Foodstuffs’ board chairs opine, “We have been challenged to deliver more value and innovation”. True, but it’s quite a stretch to suggest that securing even more market power and further market consolidation is the solution to the Commerce Commission’s challenge. There will be efficiencies and greater market power from a merger, but let’s be clear on a major point, the benefits will be enjoyed by the owners in the form of fattened margins and higher profits.

There will be no lower prices. There is little evidence that there will be any new benefit to shoppers. Why am I confident about this? New Zealand has been here before only 10 years ago. In 2013 Foodstuffs Wellington and Foodstuffs Auckland went through the same process. The press statement and CEO media commentary made exactly the same points.

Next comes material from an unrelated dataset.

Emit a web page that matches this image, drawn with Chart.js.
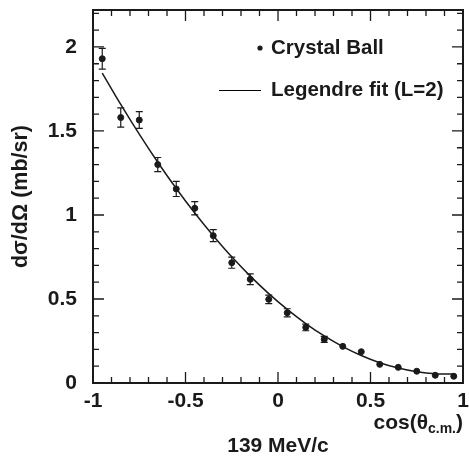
<!DOCTYPE html>
<html>
<head>
<meta charset="utf-8">
<script src="https://cdn.jsdelivr.net/npm/chart.js@4"></script>
<style>
  html, body { margin: 0; padding: 0; background: #fff; }
  #wrap { width: 469px; height: 457px; }
</style>
</head>
<body>
<div id="wrap"><canvas id="xsChart" width="469" height="457"></canvas></div>
<script>
// cos(theta_cm) bin centres
var cosTheta = [-0.95, -0.85, -0.75, -0.65, -0.55, -0.45, -0.35, -0.25, -0.15, -0.05,
                0.05, 0.15, 0.25, 0.35, 0.45, 0.55, 0.65, 0.75, 0.85, 0.95];
// Crystal Ball dsigma/dOmega (mb/sr) and errors
var xsValues = [1.93, 1.58, 1.565, 1.30, 1.155, 1.04, 0.877, 0.716, 0.617, 0.498,
                0.418, 0.331, 0.26, 0.218, 0.186, 0.111, 0.093, 0.07, 0.046, 0.04];
var xsErrors = [0.062, 0.057, 0.05, 0.042, 0.045, 0.039, 0.036, 0.033, 0.032, 0.025,
                0.024, 0.02, 0.018, 0.014, 0.01, 0.01, 0.008, 0.008, 0.008, 0.008];
// Legendre fit curve
var fitX = [-0.95, -0.85, -0.75, -0.65, -0.55, -0.45, -0.35, -0.25, -0.15, -0.05,
            0.05, 0.15, 0.25, 0.35, 0.45, 0.55, 0.65, 0.75, 0.85, 0.95];
var fitY = [1.845, 1.658, 1.481, 1.314, 1.158, 1.012, 0.877, 0.751, 0.636, 0.532,
            0.438, 0.354, 0.280, 0.217, 0.164, 0.121, 0.089, 0.067, 0.055, 0.054];

var pointData = cosTheta.map(function (c, i) { return { x: c, y: xsValues[i] }; });
var fitData = fitX.map(function (c, i) { return { x: c, y: fitY[i] }; });

// plain number labels: 2, 1.5, 1, -0.5 ...
function plainTick(value) {
  return String(Math.round(value * 10) / 10);
}

// frame, inner ticks, error bars, legend and the cos label
var decorations = {
  id: 'decorations',
  beforeDatasetsDraw: function (chart) {
    var ctx = chart.ctx;
    var xs = chart.scales.x, ys = chart.scales.y;
    var ca = chart.chartArea;
    ctx.save();
    ctx.strokeStyle = '#1a1a1a';

    // error bars
    ctx.lineWidth = 1.2;
    cosTheta.forEach(function (c, i) {
      var px = xs.getPixelForValue(c);
      var top = ys.getPixelForValue(xsValues[i] + xsErrors[i]);
      var bot = ys.getPixelForValue(xsValues[i] - xsErrors[i]);
      if (bot - top < 6) return;
      ctx.beginPath();
      ctx.moveTo(px, top); ctx.lineTo(px, bot);
      ctx.moveTo(px - 3.5, top); ctx.lineTo(px + 3.5, top);
      ctx.moveTo(px - 3.5, bot); ctx.lineTo(px + 3.5, bot);
      ctx.stroke();
    });

    // tick marks on all four sides, pointing inwards
    ctx.lineWidth = 1.3;
    ctx.beginPath();
    for (var k = 0; k <= 20; k++) {
      var v = -1 + k * 0.1;
      var px = xs.getPixelForValue(v);
      var len = (k % 5 === 0) ? 11 : 6;
      ctx.moveTo(px, ca.bottom); ctx.lineTo(px, ca.bottom - len);
      ctx.moveTo(px, ca.top); ctx.lineTo(px, ca.top + len);
    }
    for (var j = 0; j <= 22; j++) {
      var vy = j * 0.1;
      var py = ys.getPixelForValue(vy);
      var ly = (j % 5 === 0) ? 11 : 6;
      ctx.moveTo(ca.left, py); ctx.lineTo(ca.left + ly, py);
      ctx.moveTo(ca.right, py); ctx.lineTo(ca.right - ly, py);
    }
    ctx.stroke();

    // frame
    ctx.lineWidth = 2;
    ctx.strokeRect(ca.left, ca.top, ca.right - ca.left, ca.bottom - ca.top);

    // legend
    ctx.fillStyle = '#1a1a1a';
    ctx.beginPath();
    ctx.arc(260, 48, 2.6, 0, Math.PI * 2);
    ctx.fill();
    ctx.strokeStyle = '#000';
    ctx.lineWidth = 1.2;
    ctx.beginPath();
    ctx.moveTo(219, 90.5); ctx.lineTo(261, 90.5);
    ctx.stroke();
    ctx.font = 'bold 20.5px "Liberation Sans", Arial, sans-serif';
    ctx.textBaseline = 'middle';
    ctx.textAlign = 'left';
    ctx.fillText('Crystal Ball', 271, 48);
    ctx.fillText('Legendre fit (L=2)', 271, 90);

    // cos(theta_c.m.) label, right aligned to the frame
    var big = 'bold 21px "Liberation Sans", Arial, sans-serif';
    var small = 'bold 14px "Liberation Sans", Arial, sans-serif';
    ctx.textBaseline = 'alphabetic';
    ctx.font = big;
    var w1 = ctx.measureText('cos(\u03b8').width;
    var w3 = ctx.measureText(')').width;
    ctx.font = small;
    var w2 = ctx.measureText('c.m.').width;
    var x0 = ca.right - (w1 + w2 + w3);
    ctx.font = big;
    ctx.fillText('cos(\u03b8', x0, 429);
    ctx.font = small;
    ctx.fillText('c.m.', x0 + w1, 433);
    ctx.font = big;
    ctx.fillText(')', x0 + w1 + w2, 429);
    ctx.restore();
  }
};

var ctx = document.getElementById('xsChart').getContext('2d');
var xsChart = new Chart(ctx, {
  type: 'scatter',
  data: {
    datasets: [
      {
        label: 'Legendre fit (L=2)',
        type: 'line',
        data: fitData,
        borderColor: '#1a1a1a',
        borderWidth: 1.5,
        pointRadius: 0,
        tension: 0.4,
        fill: false
      },
      {
        label: 'Crystal Ball',
        data: pointData,
        backgroundColor: '#1a1a1a',
        borderColor: '#1a1a1a',
        pointRadius: 3,
        pointHoverRadius: 3
      }
    ]
  },
  options: {
    responsive: false,
    animation: false,
    layout: { padding: { top: 10, right: 6, left: 0, bottom: 0 } },
    plugins: {
      legend: { display: false },
      tooltip: { enabled: false }
    },
    scales: {
      x: {
        type: 'linear',
        min: -1,
        max: 1,
        afterFit: function (scale) {
          scale.height = 74;
          scale.paddingLeft = 0;
          scale.paddingRight = 0;
        },
        grid: { display: false, drawTicks: false },
        border: { display: false },
        ticks: {
          stepSize: 0.5, padding: 6, color: '#1a1a1a', callback: plainTick,
          font: { family: '"Liberation Sans", Arial', size: 21, weight: 'bold' }
        },
        title: {
          display: true,
          text: '139 MeV/c',
          color: '#1a1a1a',
          padding: { top: 0, bottom: 0 },
          font: { family: '"Liberation Sans", Arial', size: 21, weight: 'bold', lineHeight: 1 }
        }
      },
      y: {
        min: 0,
        max: 2.22,
        afterFit: function (scale) {
          scale.width = 93;
          scale.paddingTop = 0;
          scale.paddingBottom = 0;
        },
        grid: { display: false, drawTicks: false },
        border: { display: false },
        ticks: {
          stepSize: 0.5, includeBounds: false, padding: 16, color: '#1a1a1a', callback: plainTick,
          font: { family: '"Liberation Sans", Arial', size: 21, weight: 'bold' }
        },
        title: {
          display: true,
          text: 'd\u03c3/d\u03a9 (mb/sr)',
          color: '#1a1a1a',
          padding: { top: 8, bottom: 0 },
          font: { family: '"Liberation Sans", Arial', size: 21.5, weight: 'bold' }
        }
      }
    }
  },
  plugins: [decorations]
});
</script>
</body>
</html>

“Systems integration would mean improved efficiencies and savings, which would translate into better services and lower prices over time”. It didn’t happen. “The merger … will help keep prices down through the benefits of common systems, faster decision making, reduced costs and other benefits”.” Nope, it didn’t happen.

There were efficiencies but the only ones to benefit were the owners.

The Foodstuffs Wellington Auckland merger brought higher costs for many suppliers and the new entity cherry- picked the best supplier terms meaning higher grocery prices on the shelf and less choice for consumers. A North Island South Island merger will do the same, plus make it that much harder for small to medium sized food companies to get a foot in the industry.

It speaks volumes that Foodstuffs has declined to share any information that could show savings to shoppers from the latest proposal. But there’s a final reason the new government will not be pleased by this distraction, and the reason Hipkins might be delighted.

A Foodstuffs push to consolidate and gain even greater market power is guaranteed to unite and invigorate the sad, flat balloon of opposition. What better way to raise hell and boost morale than fighting on the issue of supermarket power and profits, which resonates so strongly with most New Zealanders?

Oppositions after an election loss find it hard to gain traction because they are held responsible for many of the problems. Public concerns about the cost of living and supermarket power remain fresh and on the issue of grocery market reform Labour has form.

Foodstuffs continuing to punch on through with the merger will be like manna from heaven for the opposition. How the application to the commission progresses will be carefully scrutinised by the media. In the meantime, top-shelf lawyers will construct arguments about benefits to New Zealand and downplaying the impacts of further entrenching the duopoly.

There will be assertions that the merger will create innovation and efficiency without touching on the downsides for consumers and suppliers.

But beyond the submission fluff and rhetoric of being “customer driven” lies fundamental principles of economics and competition law. Nowhere on the planet has a duopoly become more competitive for the benefit of consumers by consolidating and entrenching greater market power. Here Foodstuffs is just behaving true to type – duopolies are never content with being duopolies. The end game is monopoly status, which unfortunately is already true for grocery retail in some parts of New Zealand.